I'm pretty extroverted. I get a lot of my energy from being around other people, from getting out of the house and into the city, and from trying new things. This is really something I've discovered, or at least come to understand more fully, about myself in the past few years. I grew up in a house full of (admittedly depressed) introverts who wanted nothing to do with me or each other.
In my family, there was no real togetherness time, no talking about each other's days, no attempt to build closeness. I could literally be in my room for a solid week, alone, and have no one come in to check on me. It was bad. I was depressed a lot of the time because I craved interaction so much, but it just didn't come. I didn't even really act out in any way to get the attention I craved, I just sucked way back up in my shell and tried to stay out of everyone's way.

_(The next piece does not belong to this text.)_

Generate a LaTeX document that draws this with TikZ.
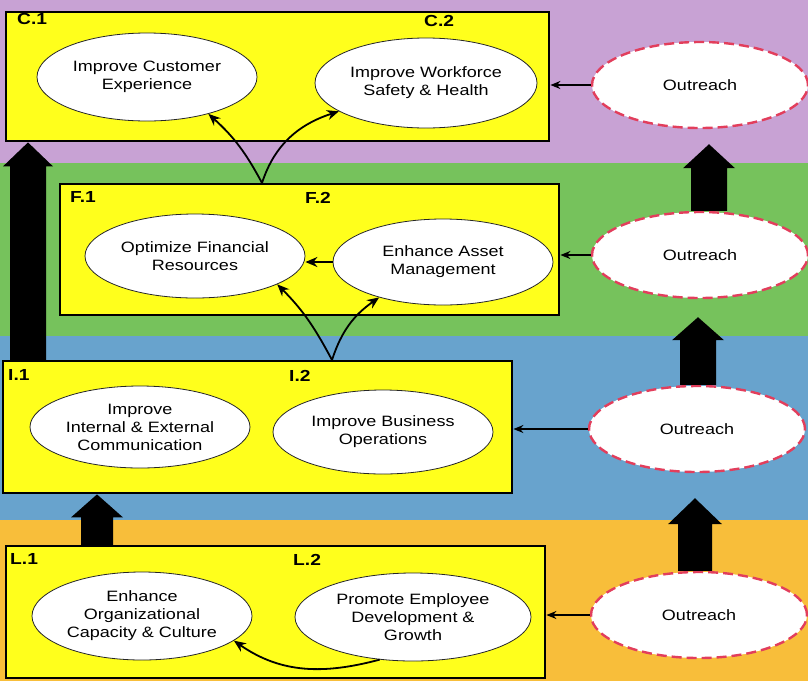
\documentclass[tikz,border=0pt]{standalone}
\usepackage{fontspec}
\setmainfont[FakeStretch=1.2]{Liberation Sans}
\usetikzlibrary{arrows.meta,shapes.geometric,calc}
\definecolor{bpurple}{RGB}{200,162,212}
\definecolor{bgreen}{RGB}{118,194,92}
\definecolor{bblue}{RGB}{104,163,205}
\definecolor{borange}{RGB}{248,190,58}
\definecolor{byellow}{RGB}{255,255,28}
\definecolor{ored}{RGB}{226,62,92}
\newcommand\blockup[5]{\fill[black] let \p1=#1, \p2=#2 in
  (\x1-#3,\y1) -- (\x1-#3,\y2-#5) -- (\x1-#4,\y2-#5) -- (\x1,\y2) --
  (\x1+#4,\y2-#5) -- (\x1+#3,\y2-#5) -- (\x1+#3,\y1) -- cycle;}
\begin{document}
\begin{tikzpicture}[x=1pt,y=-1pt,
  layerbox/.style={draw=black, line width=2.4pt, fill=byellow, anchor=north west, inner sep=0pt},
  goal/.style={ellipse, draw=black!85, line width=0.8pt, fill=white, align=center, inner sep=0pt,
     minimum width=220pt, minimum height=88pt, font=\fontsize{15}{18}\selectfont},
  outreach/.style={ellipse, draw=ored, dash pattern=on 10pt off 5pt, line width=2.4pt, fill=white,
     minimum width=216pt, minimum height=86pt, inner sep=0pt, font=\fontsize{15}{18}\selectfont},
  tag/.style={font=\fontsize{16}{18}\bfseries\selectfont, anchor=north west, inner sep=0pt},
  link/.style={-{Stealth[length=12pt,width=10pt]}, line width=1.8pt},
  feed/.style={-{Stealth[length=10pt,width=8pt]}, line width=1.3pt}
]
\useasboundingbox (0,0) rectangle (808,681);
% bands
\fill[bpurple] (0,0) rectangle (808,163);
\fill[bgreen] (0,163) rectangle (808,336);
\fill[bblue] (0,336) rectangle (808,520);
\fill[borange] (0,520) rectangle (808,681);
% layer boxes
\node[layerbox, minimum width=543pt, minimum height=129pt] (Cbox) at (5,11) {};
\node[layerbox, minimum width=499pt, minimum height=131pt] (Fbox) at (59,183) {};
\node[layerbox, minimum width=509pt, minimum height=132pt] (Ibox) at (2,360) {};
\node[layerbox, minimum width=539pt, minimum height=132pt] (Lbox) at (5,545) {};
% tags
\node[tag] (tC1) at (17,13) {C.1};
\node[tag] (tC2) at (424,15) {C.2};
\node[tag] (tF1) at (70,191) {F.1};
\node[tag] (tF2) at (305,192) {F.2};
\node[tag] (tI1) at (8,369) {I.1};
\node[tag] (tI2) at (289,370) {I.2};
\node[tag] (tL1) at (10,553) {L.1};
\node[tag] (tL2) at (293,554) {L.2};
% goals
\node[goal] (C1) at (147,77) {Improve Customer\\Experience};
\node[goal, minimum width=222pt, minimum height=90pt] (C2) at (426,83) {Improve Workforce\\Safety \& Health};
\node[goal, minimum height=84pt] (F1) at (195,256) {Optimize Financial\\Resources};
\node[goal, minimum height=86pt] (F2) at (443,262) {Enhance Asset\\Management};
\node[goal, minimum height=82pt] (I1) at (140,427) {Improve\\Internal \& External\\Communication};
\node[goal, minimum height=84pt] (I2) at (383,432) {Improve Business\\Operations};
\node[goal, minimum height=88pt] (L1) at (142,616) {Enhance\\Organizational\\Capacity \& Culture};
\node[goal, minimum width=236pt, minimum height=88pt] (L2) at (413,617) {Promote Employee\\Development \&\\Growth};
% outreach
\node[outreach] (O1) at (700,85) {Outreach};
\node[outreach] (O2) at (700,255) {Outreach};
\node[outreach] (O3) at (697,429) {Outreach};
\node[outreach] (O4) at (699,615) {Outreach};
% outreach feeds
\draw[feed] (O1.west) -- (O1.west -| Cbox.east);
\draw[feed] (O2.west) -- (O2.west -| Fbox.east);
\draw[feed] (O3.west) -- (O3.west -| Ibox.east);
\draw[feed] (O4.west) -- (O4.west -| Lbox.east);
% block arrows
\coordinate (bigB) at ($(Ibox.north west)+(26,0)$);
\coordinate (bigT) at ($(Cbox.south west)+(23,0)$);
\blockup{(bigB)}{(bigT)}{18pt}{25pt}{24pt}
\coordinate (liB) at ($(Lbox.north west)+(92,0)$);
\coordinate (liT) at ($(Ibox.south west)+(95,0)$);
\blockup{(liB)}{(liT)}{16pt}{26pt}{23pt}
\coordinate (o43B) at ($(O4.north)+(-4,0)$);
\coordinate (o43T) at ($(O3.south)+(-2,25)$);
\blockup{(o43B)}{(o43T)}{17pt}{27pt}{26pt}
\coordinate (o32B) at ($(O3.north)+(1,0)$);
\coordinate (o32T) at ($(O2.south)+(-2,18)$);
\blockup{(o32B)}{(o32T)}{18pt}{26pt}{23pt}
\coordinate (o21B) at ($(O2.north)+(9,0)$);
\coordinate (o21T) at ($(O1.south)+(9,15)$);
\blockup{(o21B)}{(o21T)}{18pt}{26pt}{24pt}
% curved links
\coordinate (fsplit) at ($(Fbox.north west)+(203,0)$);
\coordinate (isplit) at ($(Ibox.north west)+(330,0)$);
\draw[link] (fsplit) to[out=118,in=-42] (C1.-31);
\draw[link] (fsplit) to[out=72,in=198] (C2.-162);
\draw[link] (isplit) to[out=118,in=-45] (F1.-19);
\draw[link] (isplit) to[out=72,in=215] (F2.-151);
\draw[link] (F2.west) -- (F2.west -| F1.east);
\draw[link] (L2.-128) to[out=195,in=-35] (L1.-15);
\end{tikzpicture}
\end{document}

I was really lucky to have made some great friends in high school and in my first round at college, which helped tremendously, along with therapy, etc. I have figured out that it's not a good thing at all for me to be alone for long stretches of time, especially when I'm dealing with bouts depression (like right now) but it's a place that's comfortable for me at the same time. I start feeling like I'm socially awkward or a burden on other people despite real evidence to the contrary, and I pull way back until I just can't stand it anymore. Then, I'll get around other people, and feel wonderful, like someone just flipped a switch inside of my brain and I realize that was the missing piece all along. I need to be around others.
Anyway. My issue right now is that I'm dirt poor, and all of my really good close friends live at least 30 minutes to an hour away from me. I can't afford the gas money to go and see them constantly, and they have their own lives, spouses, children, jobs etc to attend to, so they can't always come out here. (whereas I'm a college student on winter break, I've got t idle time. I've had my own things to take care of here, but that only takes up so much of the day.) I have a roommate, but she's got a serious boyfriend that she's stays with 90% of the time, and she's got a demanding job. it's not like we're just shooting the shit all of the time or laughing and having these great discussions. Also, I feel like I need to get out of this fucking house. I've been home, mostly by myself for three days now. I have NYE plans that I budgeted a small amount of gas money for but I might go nuts before then.
I feel like this will get better when school gets back in next month, but for right now, what can I do? I text a lot, I talk on the phone sometimes, but I crave connection and face to face interaction. I need some way to be around others in a social capacity that won't cost money, or I need something I can do alone that will help me feel less lonely.